Emergency plans for major U.S. cities analyzed

The U.S. Centers for Disease Control and Prevention’s Cities Readiness Initiative has assessed the emergency management plans, protocols and capabilities of 72 of America’s largest metropolitan areas.

The CRI, launched as a federally funded program in 2004, divided the nation into Metropolitan Statistical Areas that encompass more than 50 percent of the nation’s population.

The program examines the capabilities of public health departments in these areas of responding to a major bioterrorism attack and helps state and local authorities to develop procedures to dispense antibiotics to their populations within 48 hours.

The CRI has calculated a score for the 72 MSA’s and four large non-MSA cities based on a 100 point scale. A score of 69 or above means that an area has established an acceptable plan to receive and distribute medical countermeasures from the Strategic National Stockpile.

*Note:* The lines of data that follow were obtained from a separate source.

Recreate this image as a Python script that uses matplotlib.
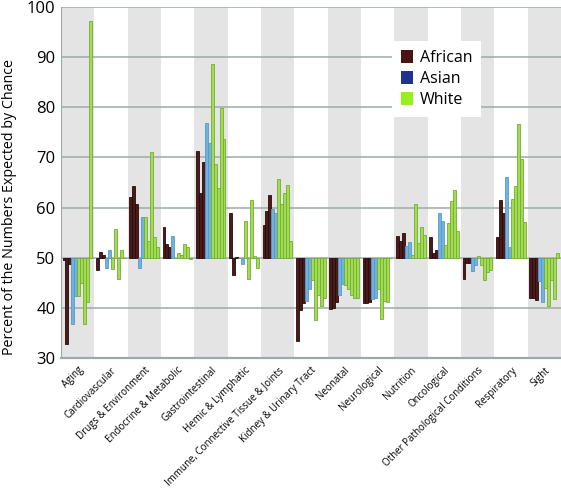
import numpy as np
import matplotlib
matplotlib.use('Agg')
import matplotlib.pyplot as plt
from matplotlib.patches import Patch

plt.rcParams['font.family'] = ['Open Sans', 'DejaVu Sans']

categories = ['Aging', 'Cardiovascular', 'Drugs & Environment', 'Endocrine & Metabolic',
              'Gastrointestinal', 'Hemic & Lymphatic', 'Immune, Connective Tissue & Joints',
              'Kidney & Urinary Tract', 'Neonatal', 'Neurological', 'Nutrition', 'Oncological',
              'Other Pathological Conditions', 'Respiratory', 'Sight']

# 3 African, 2 Asian, 5 White bars per category (percent)
african = [
    [49.6, 32.7, 48.8],
    [47.5, 51.1, 50.6],
    [62.1, 64.4, 60.7],
    [56.2, 52.8, 52.1],
    [71.2, 62.9, 69.0],
    [59.0, 46.5, 50.1],
    [56.6, 59.4, 62.5],
    [33.3, 39.5, 40.9],
    [39.7, 39.9, 41.2],
    [41.0, 41.0, 41.2],
    [54.3, 53.4, 55.0],
    [54.1, 51.0, 51.5],
    [45.7, 48.9, 49.0],
    [54.1, 61.5, 58.9],
    [42.0, 42.0, 41.6],
]
asian = [
    [36.8, 42.3],
    [48.0, 51.5],
    [48.0, 58.1],
    [54.4, 50.0],
    [76.9, 72.9],
    [50.0, 48.7],
    [59.8, 58.9],
    [41.4, 43.8],
    [42.5, 44.8],
    [41.8, 42.0],
    [52.4, 53.1],
    [58.9, 57.4],
    [47.4, 48.5],
    [66.0, 52.1],
    [45.3, 41.1],
]
white = [
    [42.3, 45.0, 36.8, 41.2, 97.3],
    [47.7, 55.8, 45.7, 51.6, 50.0],
    [58.1, 53.4, 71.0, 54.1, 52.1],
    [51.0, 50.5, 52.8, 52.1, 49.8],
    [88.6, 68.6, 64.0, 79.8, 73.6],
    [57.3, 45.7, 61.5, 50.3, 48.0],
    [65.6, 60.7, 63.0, 64.5, 53.3],
    [45.5, 37.6, 42.5, 40.4, 42.0],
    [44.6, 43.8, 42.6, 42.0, 42.0],
    [43.8, 37.8, 41.4, 41.2, 49.9],
    [50.6, 60.7, 53.0, 56.1, 54.6],
    [52.6, 56.9, 61.3, 63.5, 55.3],
    [50.3, 48.5, 45.5, 47.2, 47.6],
    [61.8, 64.3, 76.7, 69.7, 57.2],
    [44.0, 40.4, 45.5, 41.8, 51.0],
]

base = 50
bar_w = 0.089
start = -0.5 + 0.045

fig = plt.figure(figsize=(5.61, 4.88), dpi=100)
ax = fig.add_axes([61 / 561, 1 - 358 / 488, 500 / 561, 351 / 488])

# alternating background bands
for i in range(len(categories)):
    if i % 2 == 0:
        ax.axvspan(i - 0.5, i + 0.5, color='#e4e4e4', zorder=0, lw=0)

for y in range(30, 101, 10):
    ax.axhline(y, color='#9ea8a8', lw=1.1, zorder=1)

series = [(african, '#4a1b1b', '#2a0a0a'),
          (asian, '#70b2e2', '#5a98c4'),
          (white, '#a2dc52', '#74ad32')]

for i in range(len(categories)):
    slot = 0
    for data, fc, ec in series:
        for v in data[i]:
            x = i + start + (slot + 0.5) * bar_w
            ax.bar(x, v - base, bottom=base, width=bar_w, color=fc,
                   edgecolor=ec, linewidth=0.6, zorder=2)
            slot += 1

ax.set_xlim(-0.5, len(categories) - 0.5)
ax.set_ylim(30, 100)
ax.set_yticks(range(30, 101, 10))
ax.tick_params(axis='y', length=0, labelsize=12, pad=4)
ax.set_xticks(range(len(categories)))
ax.set_xticklabels(categories, rotation=45, ha='right', va='top',
                   rotation_mode='anchor', fontsize=7)
ax.tick_params(axis='x', length=0, pad=5)

for s in ['top', 'right']:
    ax.spines[s].set_visible(False)
ax.spines['left'].set_color('#9ea8a8')
ax.spines['bottom'].set_color('#9ea8a8')
ax.spines['bottom'].set_linewidth(1.6)

ax.set_ylabel('Percent of the Numbers Expected by Chance', fontsize=10.3)
ax.yaxis.set_label_coords(-0.087, 0.43)

handles = [Patch(facecolor='#4a1414', edgecolor='none', label='African'),
           Patch(facecolor='#1d3390', edgecolor='none', label='Asian'),
           Patch(facecolor='#99ee22', edgecolor='none', label='White')]
leg = ax.legend(handles=handles, loc='upper left', bbox_to_anchor=(0.662, 0.903),
                borderaxespad=0, fontsize=11.5, frameon=True, fancybox=False,
                handlelength=0.75, handleheight=0.9, handletextpad=0.45,
                borderpad=0.55, labelspacing=0.3)
leg.get_frame().set_facecolor('white')
leg.get_frame().set_edgecolor('none')
leg.get_frame().set_alpha(1)
leg.set_zorder(5)

plt.savefig('out.png', dpi=100)
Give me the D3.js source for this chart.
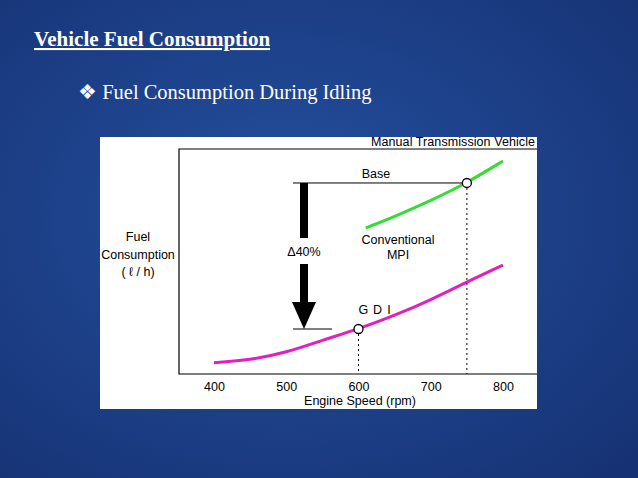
<!DOCTYPE html>
<html><head><meta charset="utf-8">
<script src="https://cdn.jsdelivr.net/npm/d3@7"></script>
<style>body{margin:0;background:#1d3f8c}</style>
</head><body>
<svg id="c" width="638" height="478"></svg>
<script>
// values (y in arbitrary units, axis has no ticks)
const rpmTicks = [400, 500, 600, 700, 800];
const gdiRpm = [400, 450, 500, 550, 600, 650, 700, 750, 800];
const gdiFuel = [0.5, 0.62, 0.95, 1.5, 2.0, 2.6, 3.29, 4.09, 4.84];
const mpiRpm = [610, 650, 700, 750, 800];
const mpiFuel = [6.49, 7.0, 7.7, 8.49, 9.47];
const baseRpm = 750, gdiMarkRpm = 600;

const svg = d3.select("#c");
const defs = svg.append("defs");
const g = defs.append("radialGradient").attr("id", "bg").attr("cx", "45%").attr("cy", "45%").attr("r", "75%");
g.append("stop").attr("offset", "0").attr("stop-color", "#24509f");
g.append("stop").attr("offset", "1").attr("stop-color", "#163274");
svg.append("rect").attr("width", 638).attr("height", 478).attr("fill", "url(#bg)");

svg.append("text").attr("x", 34).attr("y", 46).attr("fill", "#fff")
  .attr("font-family", "Liberation Serif").attr("font-weight", "bold").attr("font-size", 21)
  .attr("text-decoration", "underline").text("Vehicle Fuel Consumption");
svg.append("text").attr("x", 78).attr("y", 99).attr("fill", "#fff")
  .attr("font-family", "Liberation Serif").attr("font-size", 20.5)
  .text("❖ Fuel Consumption During Idling");

svg.append("rect").attr("x", 100).attr("y", 137).attr("width", 437).attr("height", 272).attr("fill", "#fff");

const x = d3.scaleLinear().domain([400, 800]).range([214, 503]);
const y = d3.scaleLinear().domain([0, 10]).range([374, 149]);
const font = "Liberation Sans";
const fs = 12.5;

// frame
svg.append("path").attr("d", "M537,149H179V374H537").attr("fill", "none").attr("stroke", "#000").attr("stroke-width", 1.2);
svg.append("text").attr("x", 535).attr("y", 146).attr("text-anchor", "end").attr("font-family", font)
  .attr("font-size", fs).attr("textLength", 164).text("Manual Transmission Vehicle");

const ax = svg.append("g").attr("transform", "translate(0,374)")
  .call(d3.axisBottom(x).tickValues(rpmTicks).tickSize(0).tickPadding(8));
ax.select(".domain").remove();
ax.selectAll("text").attr("font-family", font).attr("font-size", fs);
svg.append("text").attr("x", 360).attr("y", 405).attr("text-anchor", "middle").attr("font-family", font)
  .attr("font-size", fs).text("Engine Speed (rpm)");
[["Fuel", 241], ["Consumption", 259], ["( ℓ / h)", 276]].forEach(([t, yy]) =>
  svg.append("text").attr("x", 138).attr("y", yy).attr("text-anchor", "middle").attr("font-family", font)
    .attr("font-size", fs).text(t));

const line = d3.line().x(d => x(d[0])).y(d => y(d[1])).curve(d3.curveBasis);
svg.append("path").attr("d", line(d3.zip(gdiRpm, gdiFuel))).attr("fill", "none").attr("stroke", "#e020c0").attr("stroke-width", 3);
svg.append("path").attr("d", line(d3.zip(mpiRpm, mpiFuel))).attr("fill", "none").attr("stroke", "#33dd33").attr("stroke-width", 3);

const baseY = y(mpiFuel[mpiRpm.indexOf(baseRpm)]);
const gdiY = y(gdiFuel[gdiRpm.indexOf(gdiMarkRpm)]);
svg.append("line").attr("x1", 293).attr("x2", x(baseRpm)).attr("y1", baseY).attr("y2", baseY).attr("stroke", "#000");
svg.append("line").attr("x1", 293).attr("x2", 332).attr("y1", gdiY).attr("y2", gdiY).attr("stroke", "#000");
[[baseRpm, baseY], [gdiMarkRpm, gdiY]].forEach(([r, yy]) => {
  svg.append("line").attr("x1", x(r)).attr("x2", x(r)).attr("y1", yy).attr("y2", 374)
    .attr("stroke", "#000").attr("stroke-dasharray", "2,3");
  svg.append("circle").attr("cx", x(r)).attr("cy", yy).attr("r", 4.5).attr("fill", "#fff").attr("stroke", "#000").attr("stroke-width", 1.3);
});

// arrow
const ax0 = 304;
svg.append("rect").attr("x", ax0 - 4).attr("y", baseY).attr("width", 8).attr("height", 238 - baseY).attr("fill", "#000");
svg.append("rect").attr("x", ax0 - 4).attr("y", 264).attr("width", 8).attr("height", 302 - 264).attr("fill", "#000");
svg.append("path").attr("d", `M${ax0 - 12},302H${ax0 + 12}L${ax0},${gdiY}Z`).attr("fill", "#000");
svg.append("text").attr("x", ax0).attr("y", 256).attr("text-anchor", "middle").attr("font-family", font)
  .attr("font-size", fs).text("Δ40%");

svg.append("text").attr("x", 376).attr("y", 178).attr("text-anchor", "middle").attr("font-family", font).attr("font-size", fs).text("Base");
svg.append("text").attr("x", 398).attr("y", 244).attr("text-anchor", "middle").attr("font-family", font).attr("font-size", fs).text("Conventional");
svg.append("text").attr("x", 398).attr("y", 259).attr("text-anchor", "middle").attr("font-family", font).attr("font-size", fs).text("MPI");
svg.append("text").attr("x", 377).attr("y", 314).attr("text-anchor", "middle").attr("font-family", font).attr("font-size", fs)
  .attr("letter-spacing", 5).text("GDI");
</script>
</body></html>
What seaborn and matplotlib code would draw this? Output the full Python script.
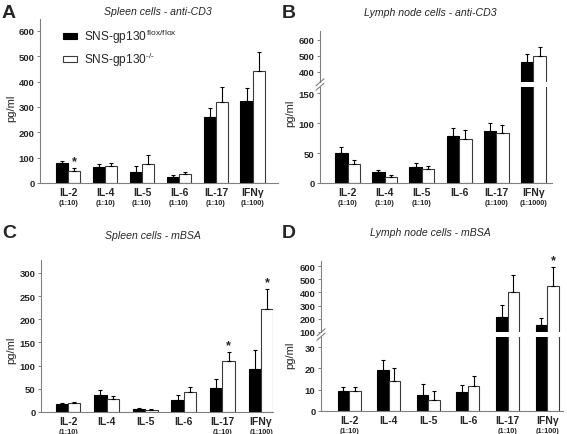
import pandas as pd
import matplotlib.pyplot as plt
import seaborn as sns
from matplotlib.patches import Patch
from matplotlib.lines import Line2D

# Cytokine release (pg/ml)
cytokines = ['IL-2', 'IL-4', 'IL-5', 'IL-6', 'IL-17', 'IFNγ']
genotypes = ['flox', 'ko']

# A: spleen cells, anti-CD3
a_flox = [78, 62, 42, 25, 262, 323]
a_flox_err = [10, 11, 25, 7, 34, 52]
a_ko = [47, 68, 75, 36, 320, 440]
a_ko_err = [11, 12, 35, 6, 58, 77]
a_dil = ['(1:10)', '(1:10)', '(1:10)', '(1:10)', '(1:10)', '(1:100)']

# B: lymph node cells, anti-CD3
b_flox = [50, 18, 26, 79, 86, 465]
b_flox_err = [10, 3, 8, 13, 14, 48]
b_ko = [31, 10, 23, 74, 83, 497]
b_ko_err = [7, 3, 5, 14, 14, 58]
b_dil = ['(1:10)', '(1:10)', '(1:10)', '', '(1:100)', '(1:1000)']

# C: spleen cells, mBSA
c_flox = [17, 36, 6, 26, 51, 92]
c_flox_err = [3, 11, 2, 11, 20, 42]
c_ko = [19, 28, 4, 44, 111, 223]
c_ko_err = [3, 7, 2, 10, 19, 42]
c_dil = ['(1:10)', '', '', '', '(1:10)', '(1:100)']

# D: lymph node cells, mBSA
d_flox = [9.5, 19.3, 7.5, 8.7, 215, 150]
d_flox_err = [1.7, 4.7, 5.2, 3.5, 90, 55]
d_ko = [9.5, 14.3, 5.1, 11.6, 400, 452]
d_ko_err = [1.7, 5.7, 4.2, 4.9, 130, 138]
d_dil = ['(1:10)', '', '', '', '(1:10)', '(1:100)']

sns.set_style('ticks')
plt.rcParams['font.family'] = ['Liberation Sans', 'DejaVu Sans']
plt.rcParams['mathtext.fontset'] = 'custom'
plt.rcParams['mathtext.rm'] = 'Liberation Sans'
plt.rcParams['mathtext.it'] = 'Liberation Sans:italic'
plt.rcParams['mathtext.bf'] = 'Liberation Sans:bold'

W, H = 567, 435
fig = plt.figure(figsize=(W / 100, H / 100), dpi=100)
SPINE = '#808080'


def px_axes(left, top, right, bottom):
    return fig.add_axes([left / W, 1 - bottom / H, (right - left) / W, (bottom - top) / H])


def draw_bars(ax, flox, flox_err, ko, ko_err, width):
    df = pd.DataFrame({'cytokine': cytokines * 2,
                       'genotype': [genotypes[0]] * 6 + [genotypes[1]] * 6,
                       'value': flox + ko})
    sns.barplot(data=df, x='cytokine', y='value', hue='genotype', hue_order=genotypes,
                palette=['black', 'white'], saturation=1, width=width, gap=0,
                errorbar=None, legend=False, linewidth=0.8, edgecolor='black', ax=ax)
    for cont, errs, ec in zip(ax.containers, [flox_err, ko_err], ['black', '#3a3a3a']):
        for bar, e in zip(cont, errs):
            bar.set_edgecolor(ec)
            x = bar.get_x() + bar.get_width() / 2
            ax.errorbar(x, bar.get_height(), yerr=[[0], [e]], fmt='none', ecolor='black',
                        elinewidth=0.8, capsize=1.6, capthick=0.8)
    ax.set_xlabel('')
    ax.set_ylabel('')


def style_y(ax, ticks):
    ax.set_yticks(ticks)
    ax.set_yticklabels([str(t) for t in ticks], fontweight='bold')
    ax.tick_params(axis='y', length=2.5, width=0.7, color=SPINE, labelsize=6.8, pad=1.5)
    for s in ['top', 'right']:
        ax.spines[s].set_visible(False)
    for s in ['left', 'bottom']:
        ax.spines[s].set_color(SPINE)
        ax.spines[s].set_linewidth(0.8)


def style_x(ax, dil):
    ax.set_xticks(range(len(cytokines)))
    ax.set_xticklabels(cytokines, fontweight='bold', fontsize=7.5)
    ax.tick_params(axis='x', length=0, pad=3.2)
    for i, d in enumerate(dil):
        if d:
            ax.annotate(d, xy=(i, 0), xycoords=('data', 'axes fraction'),
                        xytext=(0, -14), textcoords='offset points',
                        ha='center', va='center', fontsize=5.3, fontweight='bold')


def hide_x(ax):
    ax.spines['bottom'].set_visible(False)
    ax.set_xticks([])


def star(ax, i, top, width):
    x = i + width / 4
    ax.annotate('*', xy=(x, top), xytext=(0, 5), textcoords='offset points',
                ha='center', va='center', fontsize=9, fontweight='bold')


def brk(xpx, ypx):
    for dy in (-2.2, 2.2):
        fig.add_artist(Line2D([(xpx - 4) / W, (xpx + 4) / W],
                              [1 - (ypx + dy + 3.5) / H, 1 - (ypx + dy - 3.5) / H],
                              transform=fig.transFigure, color=SPINE, lw=0.8))


def top_of(vals, errs):
    return [v + e for v, e in zip(vals, errs)]


# ---- Panel A ----
wa = 0.67
axA = px_axes(40, 20, 278, 184)
draw_bars(axA, a_flox, a_flox_err, a_ko, a_ko_err, wa)
axA.set_xlim(-0.76, 5.68)
axA.set_ylim(0, 647)
style_y(axA, range(0, 601, 100))
style_x(axA, a_dil)
star(axA, 0, top_of(a_ko, a_ko_err)[0], wa)
handles = [Patch(facecolor='black', edgecolor='black', lw=0.8),
           Patch(facecolor='white', edgecolor='#3a3a3a', lw=0.8)]
axA.legend(handles, [r'SNS-gp130$^{\,\text{flox/flox}}$', r'SNS-gp130$^{\text{-/-}}$'],
           loc='upper left', bbox_to_anchor=(0.095, 0.95), frameon=False, fontsize=8.6,
           handlelength=1.2, handleheight=0.45, handletextpad=0.55, labelspacing=0.4,
           borderpad=0, borderaxespad=0)

# ---- Panel B (broken axis) ----
wb = 0.67
axBl = px_axes(320, 88, 552, 184)
axBu = px_axes(320, 32, 552, 83)
for ax in (axBl, axBu):
    draw_bars(ax, b_flox, b_flox_err, b_ko, b_ko_err, wb)
    ax.set_xlim(-0.74, 5.5)
axBl.set_ylim(0, 160)
axBu.set_ylim(337, 656)
style_y(axBl, [0, 50, 100, 150])
style_y(axBu, [400, 500, 600])
style_x(axBl, b_dil)
hide_x(axBu)
brk(320, 85.5)

# ---- Panel C ----
wc = 0.64
axC = px_axes(41, 261, 273, 413)
draw_bars(axC, c_flox, c_flox_err, c_ko, c_ko_err, wc)
axC.set_xlim(-0.70, 5.31)
axC.set_ylim(0, 328)
style_y(axC, range(0, 301, 50))
style_x(axC, c_dil)
c_top = top_of(c_ko, c_ko_err)
star(axC, 4, c_top[4], wc)
star(axC, 5, c_top[5], wc)

# ---- Panel D (broken axis) ----
wd = 0.58
axDl = px_axes(321, 338, 563, 412)
axDu = px_axes(321, 262, 563, 333)
for ax in (axDl, axDu):
    draw_bars(ax, d_flox, d_flox_err, d_ko, d_ko_err, wd)
    ax.set_xlim(-0.71, 5.4)
axDl.set_ylim(0, 34.7)
axDu.set_ylim(100, 638)
style_y(axDl, [0, 10, 20, 30])
style_y(axDu, range(100, 601, 100))
style_x(axDl, d_dil)
hide_x(axDu)
star(axDu, 5, top_of(d_ko, d_ko_err)[5], wd)
brk(321, 335.5)

# ---- Panel letters, titles, y labels ----
for letter, x, y in [('A', 9, 13), ('B', 289, 13), ('C', 9, 234), ('D', 289, 234)]:
    fig.text(x / W, 1 - y / H, letter, fontsize=14, fontweight='bold', ha='center', va='center')
for title, x, y in [('Spleen cells - anti-CD3', 158, 12), ('Lymph node cells - anti-CD3', 430, 13),
                    ('Spleen cells - mBSA', 153, 236), ('Lymph node cells - mBSA', 430, 233)]:
    fig.text(x / W, 1 - y / H, title, fontsize=7.6, style='italic', ha='center', va='center')
for x, y in [(11, 108), (290, 113), (11, 350), (290, 355)]:
    fig.text(x / W, 1 - y / H, 'pg/ml', fontsize=8, rotation=90, ha='center', va='center')

plt.savefig('out.png', dpi=100)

Forbes averaged the grades of each area from the three CRI scoring cycles that have occurred since 2007 in an attempt to rate the most and least disaster-proof U.S. metropolitan areas.

The most dangerous areas appear to be scattered across the country, Forbes reports. Albuquerque, New Mexico; Hartford, Connecticut and Pittsburgh, Pennsylvania, all suffer from relatively poor planning.

New York City has the highest CRI score in the nation. In the last two scorings it has received a perfect 100. Florida’s major cities also take top spots. Miami and Orlando ranked eighth and ninth respectively, according to Forbes.com.